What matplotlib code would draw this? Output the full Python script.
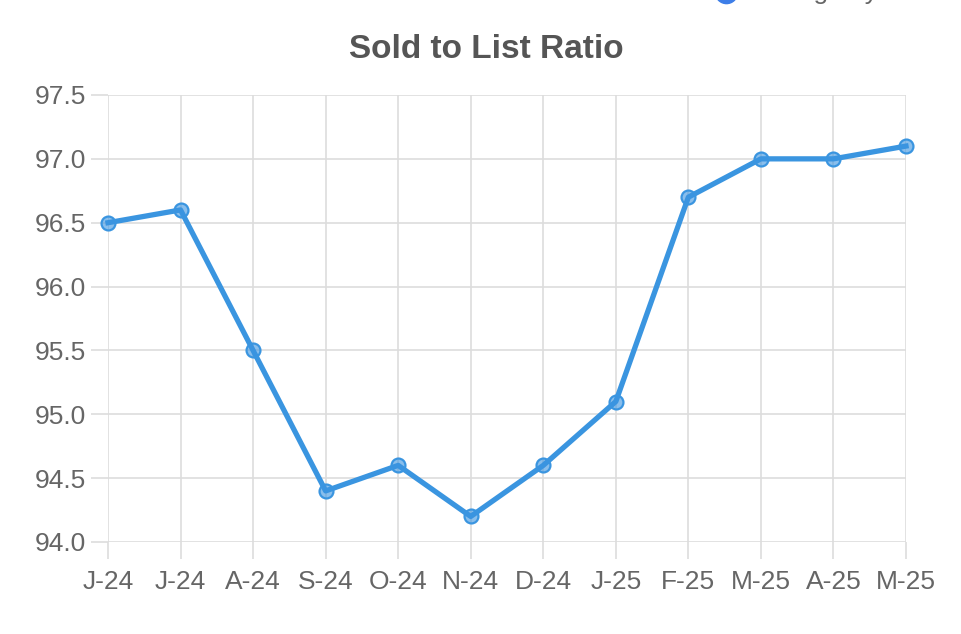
import matplotlib
matplotlib.use("Agg")
from matplotlib import pyplot as plt
from matplotlib.lines import Line2D

months = ["J-24", "J-24", "A-24", "S-24", "O-24", "N-24",
          "D-24", "J-25", "F-25", "M-25", "A-25", "M-25"]
ratio = [96.5, 96.6, 95.5, 94.4, 94.6, 94.2,
         94.6, 95.1, 96.7, 97.0, 97.0, 97.1]
y_ticks = [94.0, 94.5, 95.0, 95.5, 96.0, 96.5, 97.0, 97.5]

plt.rcParams["font.family"] = ["Liberation Sans", "DejaVu Sans"]

line_color = "#3a95e0"
text_color = "#666666"
grid_color = "#dddddd"

fig = plt.figure(figsize=(9.62, 6.34), dpi=100)
ax = fig.add_axes([108 / 962, 1 - 542 / 634, (906 - 108) / 962, (542 - 95) / 634])

x = list(range(len(months)))
ax.plot(x, ratio, color=line_color, lw=3.8, marker="o", markersize=10,
        markerfacecolor=(0.23, 0.58, 0.88, 0.6), markeredgecolor=line_color,
        markeredgewidth=1.6, zorder=3, clip_on=False)

ax.set_xlim(0, len(months) - 1)
ax.set_ylim(94.0, 97.5)
ax.set_xticks(x)
ax.set_xticklabels(months)
ax.set_yticks(y_ticks)
ax.set_yticklabels(["%.1f" % v for v in y_ticks])

for s in ax.spines.values():
    s.set_visible(False)
ax.grid(True, color=grid_color, lw=1.2)
ax.set_axisbelow(True)
ax.tick_params(axis="both", length=12, width=1.2, color=grid_color,
               labelsize=19, labelcolor=text_color)
ax.tick_params(axis="y", pad=4)
ax.tick_params(axis="x", pad=8)

fig.text(486 / 962, 1 - 50 / 634, "Sold to List Ratio", ha="center", va="center",
         fontsize=24, fontweight="bold", color="#555555")

# legend, cut off by the top edge
fig.add_artist(Line2D([726 / 962], [1 + 8 / 634], transform=fig.transFigure,
                      marker="o", markersize=16, color="#3d7ee8", lw=0))
fig.text(745 / 962, 1 + 1.5 / 634, "Average by Month", ha="left", va="baseline",
         fontsize=19, color=text_color)

fig.savefig("out.png", dpi=100)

········

__REQUIRED WORK__:
All the material shown above is to be copied exactly, with no pictures carried over.

__CORRECT ANSWER__:
What matplotlib code would draw this? Output the full Python script.
import matplotlib
matplotlib.use("Agg")
from matplotlib import pyplot as plt
from matplotlib.lines import Line2D

months = ["J-24", "J-24", "A-24", "S-24", "O-24", "N-24",
          "D-24", "J-25", "F-25", "M-25", "A-25", "M-25"]
ratio = [96.5, 96.6, 95.5, 94.4, 94.6, 94.2,
         94.6, 95.1, 96.7, 97.0, 97.0, 97.1]
y_ticks = [94.0, 94.5, 95.0, 95.5, 96.0, 96.5, 97.0, 97.5]

plt.rcParams["font.family"] = ["Liberation Sans", "DejaVu Sans"]

line_color = "#3a95e0"
text_color = "#666666"
grid_color = "#dddddd"

fig = plt.figure(figsize=(9.62, 6.34), dpi=100)
ax = fig.add_axes([108 / 962, 1 - 542 / 634, (906 - 108) / 962, (542 - 95) / 634])

x = list(range(len(months)))
ax.plot(x, ratio, color=line_color, lw=3.8, marker="o", markersize=10,
        markerfacecolor=(0.23, 0.58, 0.88, 0.6), markeredgecolor=line_color,
        markeredgewidth=1.6, zorder=3, clip_on=False)

ax.set_xlim(0, len(months) - 1)
ax.set_ylim(94.0, 97.5)
ax.set_xticks(x)
ax.set_xticklabels(months)
ax.set_yticks(y_ticks)
ax.set_yticklabels(["%.1f" % v for v in y_ticks])

for s in ax.spines.values():
    s.set_visible(False)
ax.grid(True, color=grid_color, lw=1.2)
ax.set_axisbelow(True)
ax.tick_params(axis="both", length=12, width=1.2, color=grid_color,
               labelsize=19, labelcolor=text_color)
ax.tick_params(axis="y", pad=4)
ax.tick_params(axis="x", pad=8)

fig.text(486 / 962, 1 - 50 / 634, "Sold to List Ratio", ha="center", va="center",
         fontsize=24, fontweight="bold", color="#555555")

# legend, cut off by the top edge
fig.add_artist(Line2D([726 / 962], [1 + 8 / 634], transform=fig.transFigure,
                      marker="o", markersize=16, color="#3d7ee8", lw=0))
fig.text(745 / 962, 1 + 1.5 / 634, "Average by Month", ha="left", va="baseline",
         fontsize=19, color=text_color)

fig.savefig("out.png", dpi=100)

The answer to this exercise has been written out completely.